Second, the complaint alleges that Duncan exercised the second option and requested a transfer. With respect to that contractual option, the majority concludes that although Duncan had the right to “request,” CNMC had no obligation to grant her request. The right to request, of course, is no right at all and hardly the stuff of which contracts are *216made. The majority’s odd interpretation is reached in a vacuum, without reference to the Plan’s broadly-stated policy, without having seen the alleged contract in its entirety, and without any knowledge of how CNMC may have interpreted and implemented its obligations in other situations where employees have requested a transfer. Instead, the majority simply makes the “obvious inference” that the decision whether to transfer Duncan “vested within the business judgment of CNMC.” That inference is contrary to our charge to make inferences in favor of Duncan’s claim.

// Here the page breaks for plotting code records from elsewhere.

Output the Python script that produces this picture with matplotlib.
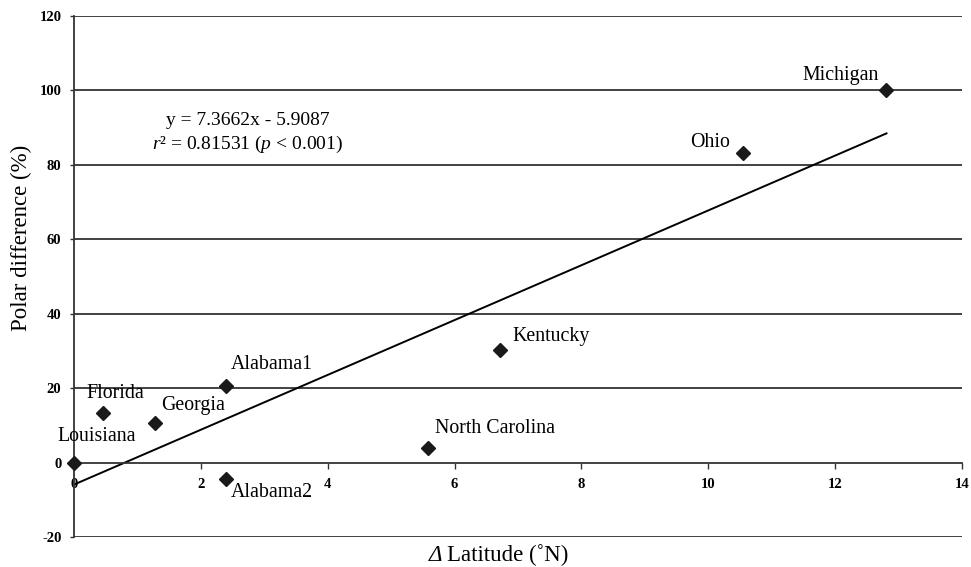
import numpy as np
import matplotlib.pyplot as plt

plt.rcParams['font.family'] = ['Liberation Serif', 'DejaVu Serif']
plt.rcParams['mathtext.fontset'] = 'custom'
plt.rcParams['mathtext.rm'] = 'Liberation Serif'
plt.rcParams['mathtext.it'] = 'Liberation Serif:italic'
plt.rcParams['axes.unicode_minus'] = False

# data
states = ['Louisiana', 'Florida', 'Georgia', 'Alabama1', 'Alabama2',
          'North Carolina', 'Kentucky', 'Ohio', 'Michigan']
lat_diff = [0.0, 0.46, 1.28, 2.40, 2.40, 5.58, 6.72, 10.55, 12.81]
polar_diff = [0.0, 13.4, 10.5, 20.7, -4.3, 4.0, 30.3, 83.2, 100.1]

# regression given in the figure
slope = 7.3662
intercept = -5.9087

# label offsets (pixels) and alignment
offsets = {
    'Louisiana': (-17, 26, 'left'),
    'Florida': (-17, 19, 'left'),
    'Georgia': (6, 18, 'left'),
    'Alabama1': (5, 21, 'left'),
    'Alabama2': (5, -14, 'left'),
    'North Carolina': (7, 19, 'left'),
    'Kentucky': (12, 13, 'left'),
    'Ohio': (-13, 10, 'right'),
    'Michigan': (-8, 15, 'right'),
}

fig = plt.figure(figsize=(9.71, 5.67), dpi=100)
ax = fig.add_axes([0.0762, 0.0529, 0.9145, 0.9189])

ax.set_xlim(0, 14)
ax.set_ylim(-20, 120)

for yv in range(-20, 121, 20):
    if yv != 0:
        ax.axhline(yv, color='#333333', lw=1.3, zorder=1)

xs = np.array([0, max(lat_diff)])
ax.plot(xs, slope * xs + intercept, color='black', lw=1.4, zorder=2)

ax.plot(lat_diff, polar_diff, 'D', color='#1a1a1a', markersize=7.5,
        clip_on=False, zorder=3)

for s, x, y in zip(states, lat_diff, polar_diff):
    dx, dy, ha = offsets[s]
    ax.annotate(s, (x, y), xytext=(dx, dy), textcoords='offset pixels',
                ha=ha, va='center', fontsize=14.3)

ax.text(2.74, 92.0, 'y = 7.3662x - 5.9087', ha='center', va='center', fontsize=14)
ax.text(2.74, 85.4, r'$r$² = 0.81531 ($p$ < 0.001)', ha='center', va='center',
        fontsize=14)

for side in ['top', 'right']:
    ax.spines[side].set_visible(False)
ax.spines['bottom'].set_position(('data', 0))
ax.spines['bottom'].set_color('#333333')
ax.spines['bottom'].set_linewidth(1.3)
ax.spines['left'].set_color('#333333')
ax.spines['left'].set_linewidth(1.3)

ax.set_xticks(range(0, 15, 2))
ax.set_yticks(range(-20, 121, 20))
ax.tick_params(axis='x', direction='out', length=4, width=1, color='#333333',
               labelsize=10.5, pad=7)
ax.tick_params(axis='y', direction='out', length=3, width=1, color='#333333',
               labelsize=10.5, pad=6)
for lab in ax.get_xticklabels() + ax.get_yticklabels():
    lab.set_fontweight('bold')

ax.set_ylabel('Polar difference (%)', fontsize=16.5)
ax.yaxis.set_label_coords(-0.047, 0.574)

# x label: italic delta then plain text
fig.text(0.4552, 0.002, 'Δ', ha='right', va='bottom', fontsize=16.5,
         fontstyle='italic')
fig.text(0.4603, 0.002, 'Latitude (˚N)', ha='left', va='bottom', fontsize=16.5)

fig.savefig('out.png', dpi=100)
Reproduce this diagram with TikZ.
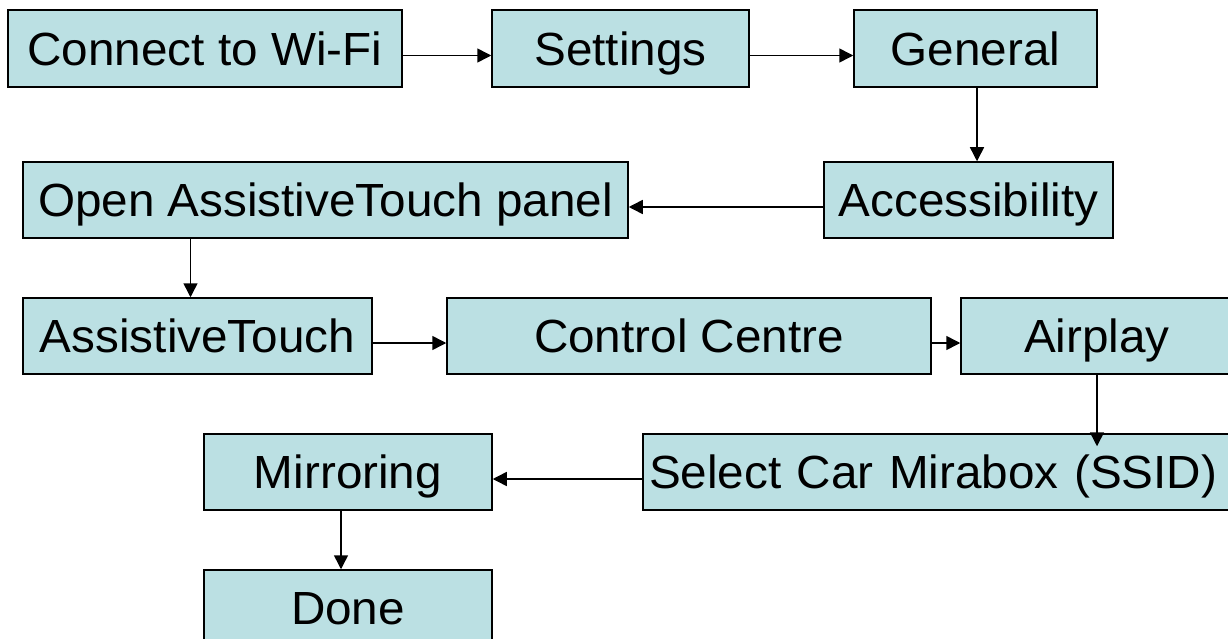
\documentclass[tikz,border=0pt]{standalone}
\usepackage{fontspec}
\setmainfont{Liberation Sans}[FakeStretch=1.025]
\usetikzlibrary{arrows.meta}
\definecolor{stepfill}{HTML}{BBE0E3}
\begin{document}
\begin{tikzpicture}[x=1pt,y=-1pt,
  stepbox/.style={draw=black,line width=1.5pt,fill=stepfill,inner sep=0pt,
    minimum height=76pt,text height=33.3pt,text depth=0pt,
    font=\fontsize{46.5}{56}\selectfont},
  flow/.style={line width=1.5pt,-{Triangle[length=14pt,width=14pt]}}]
\pgfmathsetmacro{\kdy}{7}
\pgfmathsetmacro{\kdx}{7}
\useasboundingbox (0,0) rectangle (1228,639);
\clip (0,0) rectangle (1228,639);
\node[stepbox,minimum width=394pt,minimum height=77pt] (wifi) at (205,48.5) {Connect to Wi-Fi};
\node[stepbox,minimum width=257pt,minimum height=77pt] (settings) at (620.5,48.5) {Settings};
\node[stepbox,minimum width=243pt,minimum height=77pt] (general) at (975.5,48.5) {General};
\node[stepbox,minimum width=289pt] (access) at (968.5,200) {Accessibility};
\node[stepbox,minimum width=605pt] (open) at (325.5,200) {Open AssistiveTouch panel};
\node[stepbox,minimum width=349pt] (atouch) at (197.5,336) {AssistiveTouch};
\node[stepbox,minimum width=484pt] (control) at (689,336) {Control Centre};
\node[stepbox,minimum width=272pt] (airplay) at (1097,336) {Airplay};
\node[stepbox,text width=580pt,inner xsep=6pt,align=left] (select) at (939,472) {Select Car Mirabox (SSID)};
\node[stepbox,minimum width=288pt] (mirror) at (348,472) {Mirroring};
\node[stepbox,minimum width=288pt] (done) at (348,608) {Done};
\draw[flow] ([yshift=-\kdy pt]wifi.east) -- ([yshift=-\kdy pt]settings.west);
\draw[flow] ([yshift=-\kdy pt]settings.east) -- ([yshift=-\kdy pt]general.west);
\draw[flow] ([xshift=1.5pt]general.south) -- ([xshift=1.5pt]general.south |- access.north);
\draw[flow] ([yshift=-\kdy pt]access.west) -- ([yshift=-\kdy pt]open.east);
\draw[flow] ([xshift=-\kdx pt]atouch.north |- open.south) -- ([xshift=-\kdx pt]atouch.north);
\draw[flow] ([yshift=-\kdy pt]atouch.east) -- ([yshift=-\kdy pt]control.west);
\draw[flow] ([yshift=-\kdy pt]control.east) -- ([yshift=-\kdy pt]airplay.west);
\draw[flow,shorten >=-13pt] (airplay.south) -- (airplay.south |- select.north);
\draw[flow] ([yshift=-\kdy pt]select.west) -- ([yshift=-\kdy pt]mirror.east);
\draw[flow] ([xshift=-\kdx pt]mirror.south) -- ([xshift=-\kdx pt]done.north);
\end{tikzpicture}
\end{document}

Third, the complaint is silent on the reason for CNMC’s denial of Duncan’s request for transfer, but simply states that CNMC “refused to comply.” As the majority acknowledges, the complaint does not state whether CNMC’s refusal to grant Duncan’s request was for a business reason, no reason or in order to force Duncan out. The majority infers from that silence—again unfavorably to Duncan’s claim—that CNMC’s refusal must have been for a good-faith business reason.
Finally, the majority’s conclusion that Duncan “conceded” that she did not avail herself of the option to take a leave of absence is contradicted by the complaint. Duncan specifically alleges that she did not have enough available sick and family leave to see her through the remainder of her pregnancy. Even though Duncan did not choose to take family or sick leave during her pregnancy, CNMC involuntarily placed her on family leave and, according to the complaint, terminated Duncan once her leave time expired because she was absent without leave. In light of that allegation, the only inference favorable to Duncan is that she would have been similarly terminated if she had requested a leave of absence without having the sick or family leave necessary to cover the entire period. Otherwise, instead of terminating Duncan once her leave was used up, as alleged, CNMC would have involuntarily placed her on unpaid leave, just as it had previously involuntarily placed her on family leave.
CNMC had been put on notice by Duncan’s complaint of the nature of her contract-based wrongful termination claim. Construing all inferences in the light most favorable to Duncan and assuming all her allegations to be true, it cannot be said that Duncan could prove no set of facts in support of her claim. It may be that after some discovery and additional submissions, the undisputed facts would support a motion for summary judgment by CNMC. To dismiss the complaint at this preliminary stage, however, is to deprive the plaintiff of an opportunity to prove her claim. I would reverse in part the trial court’s dismissal of Duncan’s complaint and remand for proceedings to determine whether the Pregnancy and Radiation Plan constitutes an employment contract, and if so, whether CNMC’s breach of its obligations to Duncan under that contract resulted in her termination.